I—HOW I FLED WITH KING PETER'S TROOPS
The headquarters of the Serbian Army left Krusevatz for Rashka, as the German advance menaced its retreat from the former town if longer delayed. With my colleague of the Petit Parisien I determined to push forward to join the Second Army, which was opposing the enemy's advance in the valley of the Morava.
The roads were in a frightful condition. They were, for the most part, mere cart tracks and perfect seas of mud. The carriage half the time was ploughing through two feet of tenacious clay. Twice it stuck fast up to the axles in mud, and was only extricated with the friendly aid of a passing bullock team. Good horses are no longer to be had in Serbia; they have all been requisitioned for the army.
One of our horses, a giraffe-like chestnut, is an ex-cavalry horse of the Austrian army and bears the mark of a wound from a shell splinter. It is named Julius. Its partner (which I have named Cæsar) is a flea-bitten gray, somewhat short in the wind. Both regard Serbian mud and the effort it entails on them with profound disapproval.
Just at the point where the road from Krusevatz joins the main road running to Stalatz I came across half a dozen British soldiers belonging to the heavy battery which defended Belgrade. They were seated at the roadside preparing the inevitable pot of tea without which Tommy Atkins's happiness is not complete.
They told me their battery was en route for Nish and that the guns had already been entrained at Stalatz. They were covering the intervening sixty kilometres in a couple of bullock carts. They were profoundly ignorant of what was happening in Serbia or the outside world, but were correspondingly cheerful.
They insisted on us sharing their tea, and produced a pot of the equally inevitable marmalade, which they proudly declared was one of the few objects which had survived the bombardment of Belgrade. I left them loading up their wagon and giving orders to their drivers in weird but apparently effective Serbian.

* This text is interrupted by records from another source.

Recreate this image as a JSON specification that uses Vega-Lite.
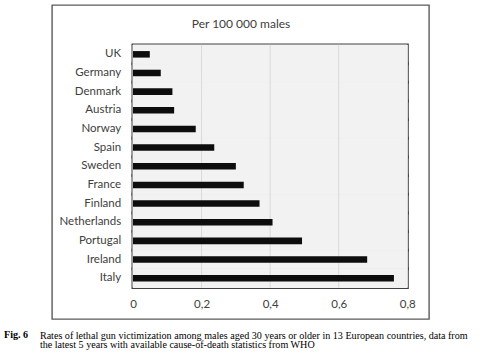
{
  "$schema": "https://vega.github.io/schema/vega-lite/v6.json",
  "width": 377,
  "height": 314,
  "autosize": {"type": "none"},
  "padding": {"left": 52, "top": 5, "right": 52, "bottom": 40},
  "background": "white",
  "config": {
    "view": {"stroke": "#5a5a5a", "strokeWidth": 1.4, "fill": "white"},
    "font": "Lato"
  },
  "title": {
    "text": "Fig. 6",
    "orient": "top",
    "anchor": "start",
    "frame": "group",
    "offset": -343,
    "dx": -48,
    "baseline": "alphabetic",
    "font": "Liberation Serif",
    "fontSize": 10.1,
    "fontWeight": "bold",
    "color": "black"
  },
  "data": {
    "values": [
      {"country": "UK", "rate": 0.049},
      {"country": "Germany", "rate": 0.081},
      {"country": "Denmark", "rate": 0.115},
      {"country": "Austria", "rate": 0.12},
      {"country": "Norway", "rate": 0.183},
      {"country": "Spain", "rate": 0.237},
      {"country": "Sweden", "rate": 0.3},
      {"country": "France", "rate": 0.323},
      {"country": "Finland", "rate": 0.369},
      {"country": "Netherlands", "rate": 0.407},
      {"country": "Portugal", "rate": 0.493},
      {"country": "Ireland", "rate": 0.683},
      {"country": "Italy", "rate": 0.761}
    ]
  },
  "layer": [
    {
      "mark": {"type": "rect", "fill": "#404040", "stroke": "#404040", "strokeWidth": 3},
      "encoding": {
        "x": {"datum": 0, "type": "quantitative"},
        "x2": {"datum": 0.8},
        "y": {"field": "country", "type": "nominal", "sort": null}
      }
    },
    {
      "mark": {"type": "rect", "fill": "#f2f2f2", "stroke": "#f2f2f2", "strokeWidth": 1},
      "encoding": {
        "x": {"datum": 0, "type": "quantitative"},
        "x2": {"datum": 0.8},
        "y": {"field": "country", "type": "nominal", "sort": null}
      }
    },
    {
      "mark": {"type": "tick", "color": "#d9d9d9", "thickness": 1, "size": 19, "opacity": 1},
      "encoding": {
        "x": {"datum": 0.2, "type": "quantitative"},
        "y": {"field": "country", "type": "nominal", "sort": null}
      }
    },
    {
      "mark": {"type": "tick", "color": "#d9d9d9", "thickness": 1, "size": 19, "opacity": 1},
      "encoding": {
        "x": {"datum": 0.4, "type": "quantitative"},
        "y": {"field": "country", "type": "nominal", "sort": null}
      }
    },
    {
      "mark": {"type": "tick", "color": "#d9d9d9", "thickness": 1, "size": 19, "opacity": 1},
      "encoding": {
        "x": {"datum": 0.6, "type": "quantitative"},
        "y": {"field": "country", "type": "nominal", "sort": null}
      }
    },
    {
      "mark": {"type": "bar", "color": "#0d0d0d", "height": {"band": 0.35}},
      "encoding": {
        "y": {
          "field": "country",
          "type": "nominal",
          "sort": null,
          "scale": {
            "type": "band",
            "domain": ["UK", "Germany", "Denmark", "Austria", "Norway", "Spain", "Sweden", "France", "Finland", "Netherlands", "Portugal", "Ireland", "Italy"],
            "range": [40, 282.5],
            "paddingInner": 0,
            "paddingOuter": 0
          },
          "axis": {
            "orient": "left",
            "offset": -81,
            "ticks": false,
            "tickSize": 0,
            "domain": false,
            "grid": false,
            "labelPadding": 12.3,
            "labelFont": "Lato",
            "labelFontSize": 11.5,
            "labelColor": "#404040",
            "title": [
              "Rates of lethal gun victimization among males aged 30 years or older in 13 European countries, data from",
              "the latest 5 years with available cause-of-death statistics from WHO"
            ],
            "titleAngle": 0,
            "titleAlign": "left",
            "titleBaseline": "alphabetic",
            "titleX": -93.6,
            "titleY": 333,
            "titleFont": "Liberation Serif",
            "titleFontSize": 10.1,
            "titleFontWeight": "normal",
            "titleColor": "black",
            "titleLineHeight": 9.8
          }
        },
        "x": {
          "field": "rate",
          "type": "quantitative",
          "scale": {"domain": [-0.2362, 0.8633], "nice": false, "zero": false},
          "axis": {
            "orient": "bottom",
            "offset": -31.5,
            "values": [0, 0.2, 0.4, 0.6, 0.8],
            "labelExpr": "datum.value == 0 ? '0' : replace(format(datum.value, '.1f'), '.', ',')",
            "ticks": false,
            "tickSize": 0,
            "domain": false,
            "grid": false,
            "labelPadding": 20,
            "labelBaseline": "alphabetic",
            "labelFont": "Lato",
            "labelFontSize": 11.5,
            "labelColor": "#404040",
            "title": "Per 100 000 males",
            "titleY": -260,
            "titleBaseline": "alphabetic",
            "titleFont": "Lato",
            "titleFontSize": 12,
            "titleFontWeight": "normal",
            "titleColor": "#404040"
          }
        },
        "x2": {"datum": 0}
      }
    }
  ]
}
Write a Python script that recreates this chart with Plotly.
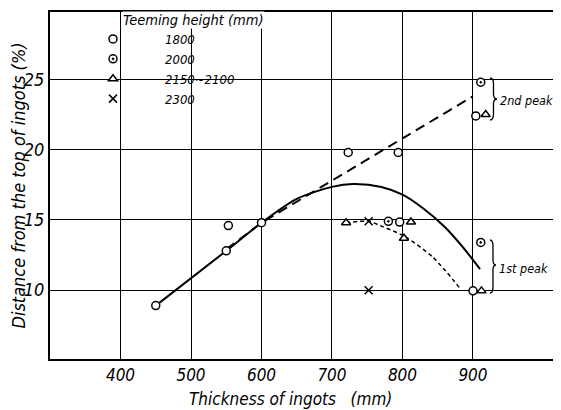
import plotly.graph_objects as go

# ---------------- data ----------------
x_1800 = [450, 550, 553, 600, 723, 794, 796, 900, 904]
y_1800 = [8.9, 12.8, 14.6, 14.8, 19.8, 19.8, 14.85, 9.95, 22.4]
x_2000 = [780, 911, 911]
y_2000 = [14.9, 13.4, 24.8]
x_2150 = [720, 802, 812, 912, 918]
y_2150 = [14.8, 13.7, 14.85, 9.95, 22.5]
x_2300 = [752, 752]
y_2300 = [14.9, 10.0]

# fitted curves
solid_x = [450, 550, 600, 650, 700, 730, 770, 800, 830, 860, 885, 910]
solid_y = [8.9, 12.8, 14.8, 16.5, 17.35, 17.55, 17.35, 16.8, 15.8, 14.5, 13.1, 11.5]
dashed_x = [550, 600, 900]
dashed_y = [12.9, 14.8, 23.8]
dotted_x = [720, 752, 768, 802, 843, 882]
dotted_y = [14.8, 14.9, 14.6, 13.85, 12.35, 10.1]

x_ticks = [400, 500, 600, 700, 800, 900]
y_ticks = [10, 15, 20, 25]
legend_names = ["1800", "2000", "2150~2100", "2300"]

FONT = "Liberation Sans Narrow, DejaVu Sans Condensed, Liberation Sans, sans-serif"

# the page body has an 8px margin: the figure starts at page (8, 8)
OFF = 8
W, H = 561 - OFF, 410 - OFF
# plot area in page pixels: x 50..559, y 12..359
PX0, PX1, PY0, PY1 = 50, 559, 12, 359
ML, MT = PX0 - OFF, PY0 - OFF
MR = (561 - OFF) - (PX1 - OFF)
MB = (410 - OFF) - (PY1 - OFF)
PW, PH = PX1 - PX0, PY1 - PY0


def px2paper(px, py):
    """page pixel -> paper coords"""
    return (px - PX0) / PW, 1 - (py - PY0) / PH


def brace(x0, top, bot, tipx, tipy):
    w = tipx - x0
    xm = x0 + w / 2
    pts = [
        ("M", [(x0, top)]),
        ("Q", [(xm, top), (xm, top + 6)]),
        ("L", [(xm, tipy - 5)]),
        ("Q", [(xm, tipy), (tipx, tipy)]),
        ("Q", [(xm, tipy), (xm, tipy + 5)]),
        ("L", [(xm, bot - 6)]),
        ("Q", [(xm, bot), (x0, bot)]),
    ]
    s = ""
    for cmd, coords in pts:
        s += cmd + " ".join("%.4f,%.4f" % px2paper(a, b) for a, b in coords) + " "
    return s.strip()


fig = go.Figure()

fig.add_trace(go.Scatter(x=solid_x, y=solid_y, mode="lines", showlegend=False,
                         line=dict(color="black", width=2, shape="spline", smoothing=0.8)))
fig.add_trace(go.Scatter(x=dashed_x, y=dashed_y, mode="lines", showlegend=False,
                         line=dict(color="black", width=2, dash="10px,6px")))
fig.add_trace(go.Scatter(x=dotted_x, y=dotted_y, mode="lines", showlegend=False,
                         line=dict(color="black", width=1.5, dash="4px,3px", shape="spline", smoothing=0.8)))

mk = dict(color="white", size=8, line=dict(color="black", width=1.5))
fig.add_trace(go.Scatter(x=x_1800, y=y_1800, mode="markers", name=legend_names[0],
                         marker=dict(mk, symbol="circle")))
fig.add_trace(go.Scatter(x=x_2000, y=y_2000, mode="markers", name=legend_names[1],
                         marker=dict(mk, symbol="circle-dot")))
fig.add_trace(go.Scatter(x=x_2150, y=y_2150, mode="markers", name=legend_names[2],
                         marker=dict(mk, symbol="triangle-up")))
fig.add_trace(go.Scatter(x=x_2300, y=y_2300, mode="markers", name=legend_names[3],
                         marker=dict(color="black", size=8, symbol="x-thin-open",
                                     line=dict(color="black", width=1.5))))

# white patch behind the legend (grid lines are broken there)
lx0, ly0 = px2paper(100, PY0)
lx1, ly1 = px2paper(255, 105)
shapes = [dict(type="rect", xref="paper", yref="paper", x0=lx0, x1=lx1, y0=ly1, y1=ly0,
               fillcolor="white", line=dict(width=0), layer="between")]
shapes.append(dict(type="path", xref="paper", yref="paper",
                   path=brace(490, 78, 120, 497, 99), line=dict(color="black", width=1.3)))
shapes.append(dict(type="path", xref="paper", yref="paper",
                   path=brace(490, 240, 293, 496, 265), line=dict(color="black", width=1.3)))

annotations = []
tx, ty = px2paper(122, 20)
annotations.append(dict(x=tx, y=ty, xref="paper", yref="paper", xanchor="left", yanchor="middle",
                        text="Teeming height (mm)", showarrow=False, bgcolor="white", borderpad=0,
                        font=dict(family=FONT, size=14.5, color="black", style="italic")))
ax, ay = px2paper(498, 100)
annotations.append(dict(x=ax, y=ay, xref="paper", yref="paper", xanchor="left", yanchor="middle",
                        text="2nd peak", showarrow=False,
                        font=dict(family=FONT, size=12.5, color="black", style="italic")))
ax, ay = px2paper(497, 268)
annotations.append(dict(x=ax, y=ay, xref="paper", yref="paper", xanchor="left", yanchor="middle",
                        text="1st peak", showarrow=False,
                        font=dict(family=FONT, size=12.5, color="black", style="italic")))
# x-axis title (placed as in the reference, left of the plot centre)
ax, ay = px2paper(290, 399)
annotations.append(dict(x=ax, y=ay, xref="paper", yref="paper", xanchor="center", yanchor="middle",
                        text="Thickness of ingots\u00a0\u00a0\u00a0(mm)", showarrow=False,
                        font=dict(family=FONT, size=17, color="black", style="italic")))

legx, legy = px2paper(61, 24)

fig.update_layout(
    width=W, height=H,
    margin=dict(l=ML, r=MR, t=MT, b=MB, autoexpand=False),
    paper_bgcolor="white", plot_bgcolor="white",
    font=dict(family=FONT, color="black", style="italic"),
    showlegend=True,
    legend=dict(x=legx, y=legy, xanchor="left", yanchor="top", bgcolor="rgba(0,0,0,0)",
                itemwidth=94, font=dict(family=FONT, size=13, color="black", style="italic"),
                tracegroupgap=0),
    shapes=shapes,
    annotations=annotations,
    xaxis=dict(range=[300, 1022], tickvals=x_ticks, ticktext=[str(v) for v in x_ticks],
               showgrid=True, gridcolor="black", gridwidth=1.3, zeroline=False,
               showline=True, linecolor="black", linewidth=2, mirror=True, ticks="",
               tickfont=dict(family=FONT, size=17, style="italic")),
    yaxis=dict(range=[5.1, 29.8], tickvals=y_ticks, ticktext=[str(v) for v in y_ticks],
               showgrid=True, gridcolor="black", gridwidth=1.3, zeroline=False,
               showline=True, linecolor="black", linewidth=2, ticks="",
               tickfont=dict(family=FONT, size=18, style="italic"),
               title=dict(text="Distance from the top of ingots (%)", standoff=0,
                          font=dict(family=FONT, size=18, style="italic"))),
)

fig.write_html("out.html")
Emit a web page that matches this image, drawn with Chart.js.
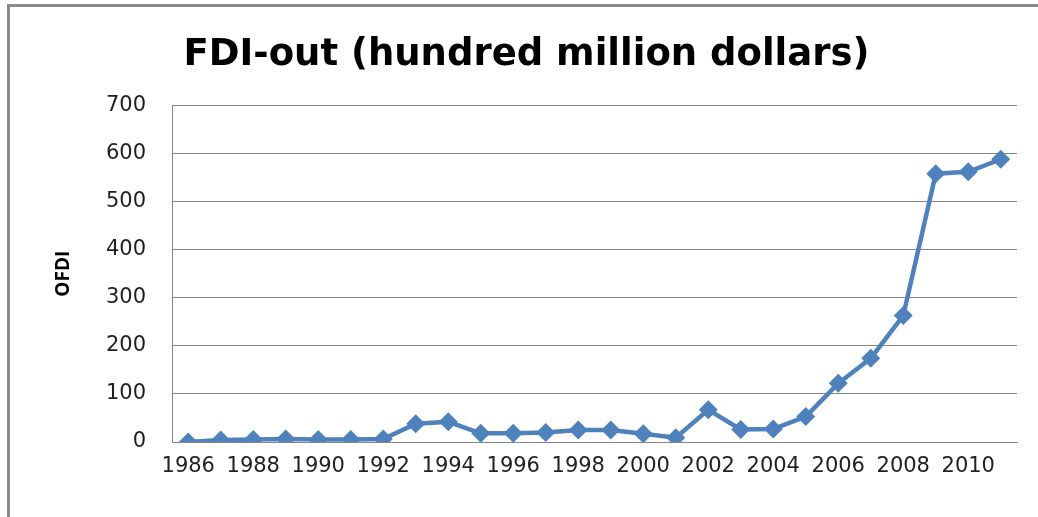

It was dark when we reached Chichivatz, the first stage on our journey. The problem was to find quarters and food. Every village behind the front is filled to overflowing with the fugitive population from the country held by the Germans. Every public edifice is crammed; people sleep on straw, twenty in a room, in every available house. At the village inn the food supply resolved itself into the inevitable "Schnitzel," which in the present instance was a badly burnt piece of pork. We were, however, fortunate enough to find the local station-master at the inn, who hospitably offered us a bedroom in the railway station.
When we got there we noticed that he had already begun to pack up ready to leave. With him was a young official of the Ministry of Commerce, who had been sent to destroy the stores and rolling stock....
As fast as the Germans advance in the north and the Bulgarians in the south the locomotives and rolling stock are accumulated on the only section of the line now in Serbian hands; that is the 80 kilometres between Chichivatz and Nish.
When everything is lost on this section the Serbian authorities fill the whole track with rolling stock from one end to the other and blow up all the bridges, so as to render the line unworkable. The new American engines, which were only delivered this year, have been placed in a long tunnel on a side line, and each end of the tunnel blown up, so as to entomb them undamaged....
Seven Serbian divisions opposing eighteen German divisions were odds that not even the bravery of King Peter's army could withstand. Train after train rolled through the station loaded with military stores and packed with fleeing peasants.